How do you define medical neglect or abuse of a child?
Alayna and Rebecca Wyland
Clackamas County Sheriff's Office
Two very different medical cases, with a common thread, caught my eye this week.
Here in Arizona, a boy born Joseph Romero, age nine, was diagnosed with "gender identity disorder" at age 5. At age 6, Joseph became Josie. Josie wears skirts and necklaces and plays with dolls. "I haven't had my surgery yet," says Josie.
According to webmd.com, "Counseling usually is recommended to treat children with gender identity disorder. Counseling focuses on treating the associated problems of depression and anxiety and on improving self-esteem. Therapy also aims at helping the individual function as well as possible within his or her biological gender." Josie's comment about surgery makes one wonder if the counseling is working, assuming it's being done at all.
According to athealth.com, "Psychological therapy can alter the course of gender identity disorder. Early intervention can lead to less transsexual behavior later in life. The initial focus of the treatment is to help the individual function in his/her biologic sex role as well as possible." On the other hand, according to webmd.com, "gender reassignment surgery (sometimes referred to as a "sex change" operation)... is major and irreversible. Candidates for surgery must undergo an extensive evaluation and transition period."
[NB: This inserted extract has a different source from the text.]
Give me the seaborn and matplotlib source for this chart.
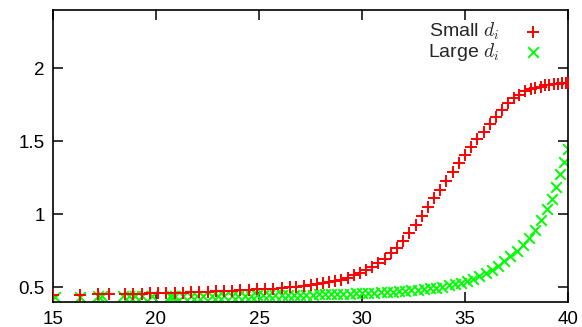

We live in an imperfect world. We see people all the time who, due to imperfection, have been born with deformed arms faces, legs. It stands to reason that a similar number of people have been born with deformed genitalia. However, that is not the case here. The medical term "gender identity disorder" is specific: Doctors use the term "disorder of sex development" when something physical went wrong during prenatal development. "Joseph" was not misidentified as a boy at birth due to a deformity of the genitals. Rather, something in his upbringing, or possibly his brain chemistry, moved him to start thinking of himself as a girl.
As The World Book Encyclopedia stated: "People are born male or female, but they learn to be masculine or feminine."
Why would a parent encourage their son to behave as a girl, rather than teaching him masculinity? Why would they encourage him to entertain thoughts of having a sex change operation? Is it possible they wanted a girl? Is it possible they want some media attention? Is it possible they are so confused by all the weirdos screaming for their rights in this politically correct world that they are afraid of offending someone by implying there is something wrong with their child's thinking?
The other story that caught my eye was from Oregon.
The seven-month-old daughter of Timothy and Rebecca Wyland of Beavercreek was made a ward of the state after charges were brought against the Wylands of first degree criminal mistreatment of a child. Their daughter has developed a hemangioma that is interfering with the normal development of her left eye, but they have refused to take her for medical treatment due to their adherence to a faith-healing church and believing that God will fix the problem miraculously if they just pray hard enough.
According to another health site, about 50% of hemangiomas go away on their own by age 5, and 90% are gone by age 9. However, "Hemangiomas that...interfere with vision, hearing, or eating require prompt treatment. An infant with a hemangioma in the upper eyelid, even a small one, should be immediately evaluated by a pediatric ophthalmologist (eye doctor), as these can permanently affect the child's vision..." Treatment involves steroids, a laser, or surgery.
Is there any basis for the Wyland's belief in faith healing? In a word, no. It's true that there were miraculous cures when Jesus was walking the earth, and some of his disciples likewise were given the ability to perform miracles. But the Bible does not promise that anyone today would have that ability. Further, there were distinct differences between those cures and the supposed 'miracles' of faith healers today.
Luke 6:19: "Everyone was trying to touch him, because healing power went out from him, and he healed them all." Jesus healed hundreds, possibly thousands, of people. He didn't pick and choose individuals out of the crowd as faith healers do today. Yet, immediately after his death, only 120 people were described as "believers." (Acts 1:15) So belief was not a consideration in his healings. In fact, John chapter 9 tells of a blind man whom Jesus healed. Afterward, when asked whether he believed in Jesus the man replied, 'Who is he?' (John 9:36)
Money was never a factor in Jesus' healing. "These twelve Jesus sent out after instructing them: "...Heal the sick, raise the dead, cleanse the lepers, cast out demons. You received free, freely give. Do not acquire gold, or silver, or copper for your money belts." The Wylands should be asking for a refund from the Oregon City Followers of Christ Church.
Incidently, Rebecca is the second Mrs Wyland. The first Mrs. Wyland died of breast cancer without ever seeking medical treatment.
Nowhere did Jesus promise that people living in our time could get cured simply by praying. In fact, he acknowledged that 'sick people need doctors,' (Matthew 9:12) and his disciple Luke was a doctor.
Religions like that practiced by the Wylands give Christians a bad name. Being a parent is an enormous responsibility, and it includes the responsibility of making medical decisions for children who are too young to decide their own medical care. But the decision to condemn all medical treatment, or as in Josie's case, to let a 9-year-old make a complex medical decision that will have life-long repercussions, would fit most people's definition of negligent.